A bit of backstory for this little tale.
At my school we have short assembly every day for different events, which usually ends up being speakers or presentations from people in the community or abroad. I do A/V for this little gathering and this involves getting out of 1st ~5 minutes early to go down and set this up.
STORY.
So I roll up in the auditorium like normal and find that the two people presenting today need a slide show and a mic. They plug the flash drive into the computer (A laptop running Windows) while I set up the mic. Once back at the soundboard with the laptop next to it, I pull up the slideshow and see that all the pictures had red x's for broken links in place of the pictures... kind of a problem when the slideshow consists of only pictures and they were planning to refer directly to the pictures.
Okaaaay, odd, and a potentially unfix-able problem but one of the guys that was presenting asked if we could just set up his laptop on the podium (which had a working copy of the slide show). We had video hook-ups and have done it before so I said sure. I brought the necessary VGA cable down there and was plugging that into the floor jack when he asked me "DVI-D or VGA?" I answered him, a bit befuddled as VGA is kind of a standard for laptops. I look up, and what is he brandishing but a Mac complete with what's probably $60 of video adapters hanging off of its annoyingly proprietary video out jack.

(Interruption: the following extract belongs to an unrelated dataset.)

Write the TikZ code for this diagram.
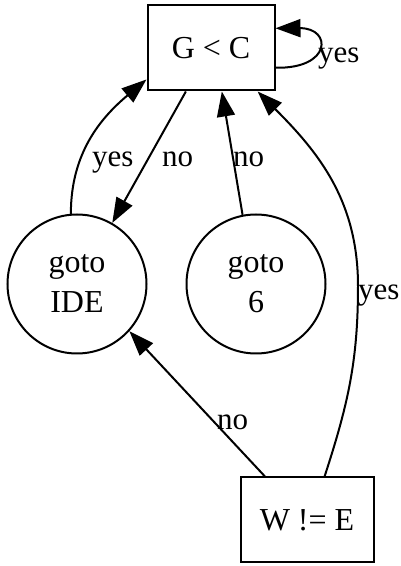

We hook it up, and at this point the bell has rung and kids are filing in. I make the necessary hand signals to my compadres in the back of the room and the projector is set to the requisite input... nothing. This is normally a matter of pressing windows key+F8 or whatever the key sequence is for switching display set-ups on Windows laptops, but this guy didn't know it and we sure as hell didn't. Everyone was sitting down at this point so I told him I'd bring it back to the desk, and we'd try hooking it up there and working on it.
They started their presentation and we (me, two other A/V guys and the faculty that works with all the A/V stuff in the auditorium) sat at the Mac for ten minutes trying to figure out how the forget to switch it to presentation or video out or whatever mode. Nothing. I'm pretty damn computer literate, so is the faculty and the other two guys aren't idiots, though I don't know if they are as well versed in the language of computers. The point is is that between us we couldn't figure out how to switch it around, the presenters had to awkwardly say "Well we DID have pictures but you know how that is" and for the rest of the day I get asked where WE forgeted up.
OOOHHH MACS EVERYTHING IS SO EASY JUSTING LONG GAAAAHHHH
tl;dr: Macs apparently aren't user friendly enough that I can figure how to do something (that takes two keystrokes and half a second on a Windows laptop) in ten minutes.